LOUISE FISHMAN

Louise Fishman is an American abstract painter. She was born in Philadelphia on January 14, 1939. Fishman attended the Philadelphia College of Art between 1956 and 1957. In 1958 she attended the Pennsylvania Academy of the Fine Arts in Philadelphia. After being successful at both schools she went on to receive her BFA and BS at the Tyler School of Art in Elkins Park, Pennsylvania, and in 1965 she got her MFA from the University of Illinois.
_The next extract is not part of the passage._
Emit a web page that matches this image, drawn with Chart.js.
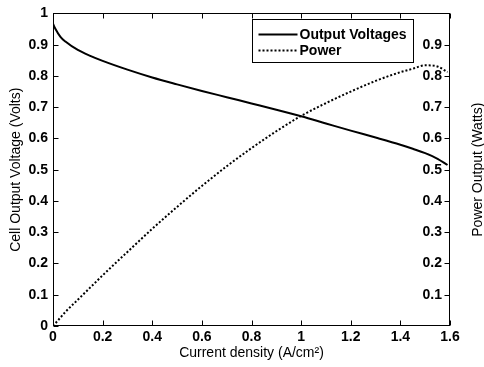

Fishman’s painting style at first gave her some trouble in being recognized. She exhibited only sporadically in the 1960s, a period in her life when she created primarily grid-based work. During the later 1970s, her abstract work was associated with Pattern painting. Large scale works like ‘Grand Slam’ and’ Cinnabar and Malachite’ reflected her daring visions and caused many reviewers to label her work as having elements of neo-expressionism. In 1980 she was one of the ten invited artists whose work was exhibited in the main event of the Great American Lesbian Art Show.

As the feminist movement gained strength in the 1970s, Fishman abandoned her minimalist-inspired, grid-like paintings and began making work that reflected women’s traditional tasks. These pieces needed the sort of repetitive steps that characterize activities like knitting, piecing, or stitching. Returning later to the masculine scope of abstract painting, Fishman sought a way to differentiate what she was doing from the work of male artists, both historic and contemporary. The resulting compositions combine gestural brushwork with an orderly structure, starting from a foundation and carefully adding to them, layer upon interlocking layer.

In 1988, Fishman accompanied a friend who survived the Holocaust at both Auschwitz and Terezin. This trip was part of a larger one that took her to Warsaw, Prague, and Budapest. This trip had a dramatic impact on her life as an artist, altered her way of working, and helped her to investigate her Jewish identity. She returned with cremated human remains from Auschwitz and mixed the ashes with beeswax to use in her paints for the series ‘Remembrance’ and ‘Renewal’. These paintings served as abstract art as well as memorials to a tragic event in history.

In the fall of 2011, Fishman completed her residency at the Emile Harvey Foundation in Venice. She cites her residency in Venice as an important influence on her most recent work. Likewise, the work of Venetian artist Titian has been of chief inspiration during this recent period of her work.

Through her career, Fishman has received Tyler School’s Senior Art Prize in 1963, the Change, Inc. Award in 1975, the National Endowment for the Arts Grant in 1975, 1983, and 1994, the Guggenheim Fellowship in 1979, the CAPS Fellowship in 1981, the New York Foundation for the Arts Fellowship in 1986, the Adolph & Esther Gottlieb Foundation Grant in 1986, the National Endowment for the Arts in 1994, the Adolph & Clara Obrig Prize for Painting in 2002. Her works have been exhibited at the Philadelphia Art Alliance, the Nancy Hoffman Gallery in New York, the John Doyle Gallery in Chicago, the Hood Gallery in New York, Baskerville & Watson Gallery in New York, North Carolina Museum of Art in Raleigh, North Carolina, among others.